Unai Emery’s side looked to have thrown away two points, allowing Luton to fight back from two goals down in the second half, until Digne arrived at the far post to turn Moussa Diaby’s deep cross past Thomas Kaminski and into the net, in front of ecstatic away fans.
The hosts had fought back bravely to level the game at 2-2, Tahith Chong and Carlton Morris scoring after a brace from Ollie Watkins had seemingly put Villa in control at the break.
Defeat for Rob Edwards’ side was their fourth in a row, whilst Villa maintained their five-point lead over Tottenham in the race for the Champions League.
Kaminski had been the home side’s hero in the opening quarter, first diving full stretch to turn away a right-footer from Jacob Ramsey, then yet more acrobatically when Watkins got in down the right and lashed one towards the near post, beaten behind brilliantly by the goalkeeper.
Yet his endeavours were rendered in vain a minute later when from the resulting corner Watkins headed Villa in front. Leon Bailey’s ball arched invitingly into the six-yard box where the Villa striker had got free, and he used the space afford by slack Luton marking to rise up and direct the ball coolly past Kaminski into the top corner for his 20th goal of the season.
Villa lost the influential Ramsey to injury on the half-hour mark, but it did little to break their confident stride. Watkins almost made it two 10 minutes before the break, standing up Teden Mengi on the right before knocking it round the defender and cracking a low shot off Kaminski’s far post.

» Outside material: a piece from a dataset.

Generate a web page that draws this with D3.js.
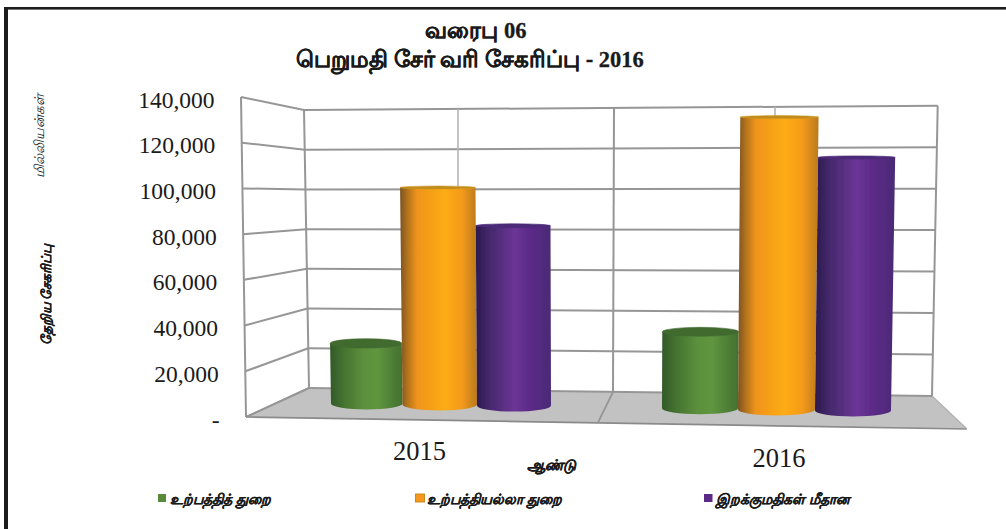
<!DOCTYPE html><html><head><meta charset="utf-8"><script src="https://cdnjs.cloudflare.com/ajax/libs/d3/7.8.5/d3.min.js"></script>
<style>html,body{margin:0;background:#fff}svg{display:block}text{font-family:"Liberation Serif",serif;fill:#1a1a1a}</style></head><body><script>
// ---- data ----
const years=['2015','2016'];
const seriesNames=['உற்பத்தித் துறை','உற்பத்தியல்லா துறை','இறக்குமதிகள் மீதான'];
const production=[28100,35200];
const nonProduction=[101100,134000];
const imports=[83500,115600];
const tickValues=[0,20000,40000,60000,80000,100000,120000,140000];
const titleLines=['வரைபு 06','பெறுமதி சேர் வரி சேகரிப்பு - 2016'];
const yTitleUnit='மில்லியன்கள்';
const yTitle='தேறிய சேகரிப்பு';
const xTitle='ஆண்டு';
const seriesValues=[production,nonProduction,imports];

// ---- layout ----
const svg=d3.select('body').append('svg').attr('width',1006).attr('height',529);
const defs=svg.append('defs');
const grads=[
 ['g0',[[0,'#33592a'],[.18,'#44722f'],[.45,'#5b8f3c'],[.65,'#5f963f'],[.85,'#4f8037'],[1,'#43702f']],'#3f6a2f','#3f6a2f'],
 ['g1',[[0,'#7d5320'],[.1,'#b4741f'],[.22,'#ef931b'],[.58,'#fdac15'],[.8,'#f59a1a'],[1,'#b97a20']],'#c08a1c','#cc9a22'],
 ['g2',[[0,'#2c1a4e'],[.2,'#472a6e'],[.52,'#6b3595'],[.72,'#5c2a88'],[1,'#4a2a75']],'#4c2a78','#4c2a78']
];
grads.forEach(([id,st])=>{
  const g=defs.append('linearGradient').attr('id',id);
  st.forEach(([o,c])=>g.append('stop').attr('offset',o).attr('stop-color',c));
});
const soft=defs.append('filter').attr('id','soft').attr('x','-5%').attr('y','-5%').attr('width','110%').attr('height','110%');
soft.append('feGaussianBlur').attr('stdDeviation',.45);

// page frame
svg.append('rect').attr('x',4).attr('y',7).attr('width',1002).attr('height',2.6).attr('fill','#1c1c1c');
svg.append('rect').attr('x',4).attr('y',7).attr('width',4).attr('height',522).attr('fill','#1c1c1c');

// projected scales: each edge of the 3-D box has its own linear value scale
const dom=[0,140000];
const frontY=d3.scaleLinear().domain(dom).range([417,97]);
const frontX=d3.scaleLinear().domain(dom).range([246,241]);
const backLY=d3.scaleLinear().domain(dom).range([388,110]);
const backLX=d3.scaleLinear().domain(dom).range([309,304]);
const backRY=d3.scaleLinear().domain(dom).range([396,105.7]);
const backRX=d3.scaleLinear().domain(dom).range([932,937.7]);
const backBottomX=d3.scaleLinear().domain([0,1,2,3,4]).range([309,458,613,774,932]);
const backTopX=d3.scaleLinear().domain([0,1,2,3,4]).range([304,458,614,775,937.7]);

const chart=svg.append('g').attr('filter','url(#soft)');
const gridColor='#969696';
// floor
chart.append('path').attr('d',d3.line()([[frontX(0),frontY(0)],[967,429],[backRX(0),backRY(0)],[backLX(0),backLY(0)]])+'Z').attr('fill','#c2c2c2');
chart.append('path').attr('d',d3.line()([[frontX(0),frontY(0)],[967,429]])).attr('stroke','#8a8a8a').attr('stroke-width',1.7);
chart.append('path').attr('d',d3.line()([[967,429],[backRX(0),backRY(0)]])).attr('stroke','#b0b0b0').attr('stroke-width',1.2);
chart.append('path').attr('d',d3.line()([[frontX(0),frontY(0)],[backLX(0),backLY(0)]])).attr('stroke',gridColor).attr('stroke-width',1.9);
chart.append('path').attr('d',d3.line()([[backBottomX(2),(backLY(0)+backRY(0))/2],[598,422.5]])).attr('stroke',gridColor).attr('stroke-width',1.7);

// walls
const ln=(a,b,w,c)=>chart.append('path').attr('d',d3.line()([a,b])).attr('stroke',c||gridColor).attr('stroke-width',w||2).attr('fill','none');
tickValues.forEach(v=>{
  ln([frontX(v),frontY(v)],[backLX(v),backLY(v)]);
  ln([backLX(v),backLY(v)],[backRX(v),backRY(v)]);
});
ln([frontX(0),frontY(0)],[frontX(140000),frontY(140000)]);
const backTopY=d3.scaleLinear().domain([304,937.7]).range([110,105.7]);
const backBotY=d3.scaleLinear().domain([309,932]).range([388,396]);
[0,1,2,3,4].forEach(i=>{
  const mid=i%2===1;
  ln([backTopX(i),backTopY(backTopX(i))],[backBottomX(i),backBotY(backBottomX(i))],mid?1.6:2,mid?'#b4b4b4':gridColor);
});

// cylinders
const slot=d3.scaleLinear().domain([0,1,2,3,4,5,6,7]).range([331,402.5,477,551,662,738,815,891]);
const baseY=d3.scaleLinear().domain([366,854]).range([403.5,410.5]);
const topY=v=>b=>b+(104-b)*v/140000;
const keystone=(x,h)=>x+(x-600)*0.017*(h/300);
const barData=seriesValues.flatMap((vals,s)=>vals.map((v,g)=>({v,g,s})));
barData.sort((a,b)=>a.g-b.g||a.s-b.s);
const bars=chart.selectAll('g.bar').data(barData).join('g').attr('class','bar');
bars.each(function(d){
  const l=slot(d.g*4+d.s), r=slot(d.g*4+d.s+1), c=(l+r)/2;
  const b=baseY(c), t=topY(d.v)(b), h=b-t;
  const tl=keystone(l,h), tr=keystone(r,h);
  const ry=Math.max(1.5,1+(t-186)*0.0235), rb=6;
  const [id,,cap,edge]=grads[d.s];
  const g=d3.select(this);
  g.append('path').attr('d',`M${tl},${t}L${l},${b}A${(r-l)/2},${rb} 0 0 0 ${r},${b}L${tr},${t}Z`).attr('fill',`url(#${id})`);
  g.append('ellipse').attr('cx',(tl+tr)/2).attr('cy',t).attr('rx',(tr-tl)/2).attr('ry',ry).attr('fill',cap).attr('stroke',edge).attr('stroke-width',.6);
});

// tick labels
const fmt=d3.format(',');
svg.selectAll('text.tick').data(tickValues).join('text').attr('class','tick')
  .attr('x',d=>frontX(d)-26.5).attr('y',d=>frontY(d)+10.5).attr('text-anchor','end').attr('font-size',23.5)
  .text(d=>d===0?'-':fmt(d));

// year labels
svg.selectAll('text.year').data(years).join('text').attr('class','year')
  .attr('x',(d,i)=>i?779:419.5).attr('y',(d,i)=>i?466.7:460).attr('text-anchor','middle').attr('font-size',26.5).text(d=>d);

// titles
svg.selectAll('text.title').data(titleLines).join('text').attr('class','title')
  .attr('x',(d,i)=>i?470:476).attr('y',(d,i)=>i?67:38).attr('text-anchor','middle').attr('font-size',22.5).attr('font-weight','bold')
  .attr('stroke','#1a1a1a').attr('stroke-width',.3).text(d=>d);

// axis titles
svg.append('text').attr('transform','translate(44,178) rotate(-90)').attr('font-size',13.5).attr('font-style','italic').text(yTitleUnit);
svg.append('text').attr('transform','translate(51,345) rotate(-90)').attr('font-size',13.4).attr('font-weight','bold').attr('font-style','italic').attr('stroke','#1a1a1a').attr('stroke-width',.2).text(yTitle);
svg.append('text').attr('x',527).attr('y',469.5).attr('font-size',14.5).attr('font-weight','bold').attr('font-style','italic').attr('stroke','#1a1a1a').attr('stroke-width',.25).text(xTitle);

// legend
const legendX=[158,415.5,704], legendW=[8,9,8.5], legendText=[170,427,716], legendColor=['#588a3a','#f5981c','#5b2a86'];
seriesNames.forEach((n,i)=>{
  svg.append('rect').attr('x',legendX[i]).attr('y',494).attr('width',legendW[i]).attr('height',8).attr('fill',legendColor[i]).attr('stroke',i===1?'#c98a20':'none').attr('stroke-width',1);
  svg.append('text').attr('x',legendText[i]).attr('y',504).attr('font-size',14).attr('font-weight','bold').attr('font-style','italic').attr('stroke','#1a1a1a').attr('stroke-width',.2).text(n);
});
</script></body></html>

Luton had been warned about Watkins’ pace in behind but their high line continued to allow him space, and soon he had made good on his threat of a second.
The defence had pushed up towards near the centre circle when Douglas Luiz lumped one over the top for Villa’s top scorer to stride on to. With no one in orange near him, he made light work of clipping Villa’s second goal in off the post. VAR checked for offside, but Watkins had timed his run perfectly.
Edwards’ side emerged with renewed urgency after the break and the home support responded in kind, roaring their team on as they began to find success attacking down the right with the lively Issa Kabore.
A goal to give them hope arrived after 66 minutes. Villa failed to deal with a corner, forcing Matt Cash into a desperate headed clearance off the line. Still the defence dithered, and as the ball ricocheted back into the six-yard box, Chong pounced to thump it home.
Suddenly Villa were tottering. Six minutes later, their lead was gone and it was the simplest Luton goal.
Alfie Doughty hit a huge, raking free-kick from near the touchline which sailed over everyone to the back post. Arriving unmarked with time to pick his spot was Morris, who timed his run expertly and with barely an upwards glance swept it beyond Martinez.
Luton were now rampant and an almost identical move gave Morris the chance to win it, fractionally failing to make the required contact as the ball was flashed across goal from Doughty’s free-kick.
They looked at least to have done enough for a point, but then came Digne’s dramatic intervention at the death to break Luton hearts and keep Villa in the Champions League driving seat.